A Distracted Walk with Fundamental Analysis - theocs
https://portfolio.construction/blog/2019/02/a-distracted-walk-with-fundamental-analysis
======
throwawaymath
The “article” is trying to do a basic refutation of the efficient market
hyppthesis (EMH), but there’s really not much meat here. In fact this looks
like pretty weak content marketing in order to sell a product (and the tone is
little ranty - Eugene Fama is just “someone in academia”???). The author’s
argument is that the EMH doesn’t really work because we can’t assume
information spreads instantly - which is true, okay sure, but that’s actually
not a core claim Fama postulated in the EMH.

While we’re at it, what’s the point of quantifying your pedagogy using the
mathematical formalisms if you don’t explain any of the variables? More
importantly none of the conclusions are rigorously defended, which is suspect
since there are half-baked attempts at quantifying the ideas. The author
presents an under-specified equation and then basically sums up his argument
by saying, “well this seems like a stretch, because everyone wouldn’t receive
the same information and act simultaneously, right?”

But that’s not what the EMH postulates! Informational efficiency does not
require simultaneity. Either the author doesn’t actually understand the EMH or
isn’t attempting to refute it in good faith. Even if the model doesn’t
perfectly map real world markets, it’s not so simple than you can just
rhetorically debunk it like this.

I think this[1] is a much more substantive and nuanced article on the same
topic. It was coauthored by Cliff Asness, who has the following
qualifications:

1\. He has a PhD in finance/economics from the University of Chicago. His
dissertation was focused on value momentum.

2\. His advisor was Eugene Fama himself. He’s famously disagreed with (or at
least critiqued) his mentor’s work.

3\. He founded AQR Capital Management, one of the most successful hedge funds
in the world. As can be expected, he’s now a billionaire.
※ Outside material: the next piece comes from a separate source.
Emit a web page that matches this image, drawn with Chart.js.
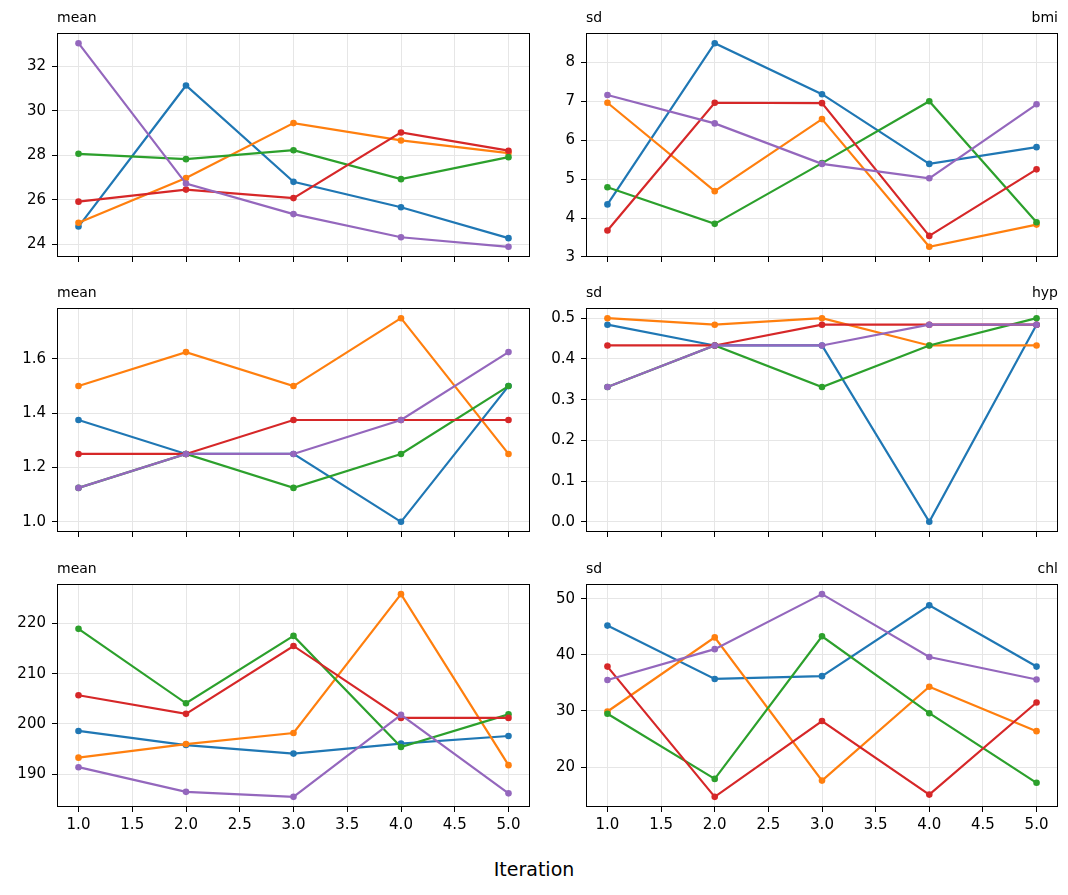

4\. He still regularly publishes research and hosts a commentary blog in which
he critiques the research of others.

Asness obviously doesn’t believe in the EMH, but his take is much more
balanced than an outright refutation.

_________________________

1\.
[https://www.aqr.com/-/media/AQR/Documents/Insights/Journal-A...](https://www.aqr.com/-/media/AQR/Documents/Insights/Journal-
Article/The-Great-Divide.pdf)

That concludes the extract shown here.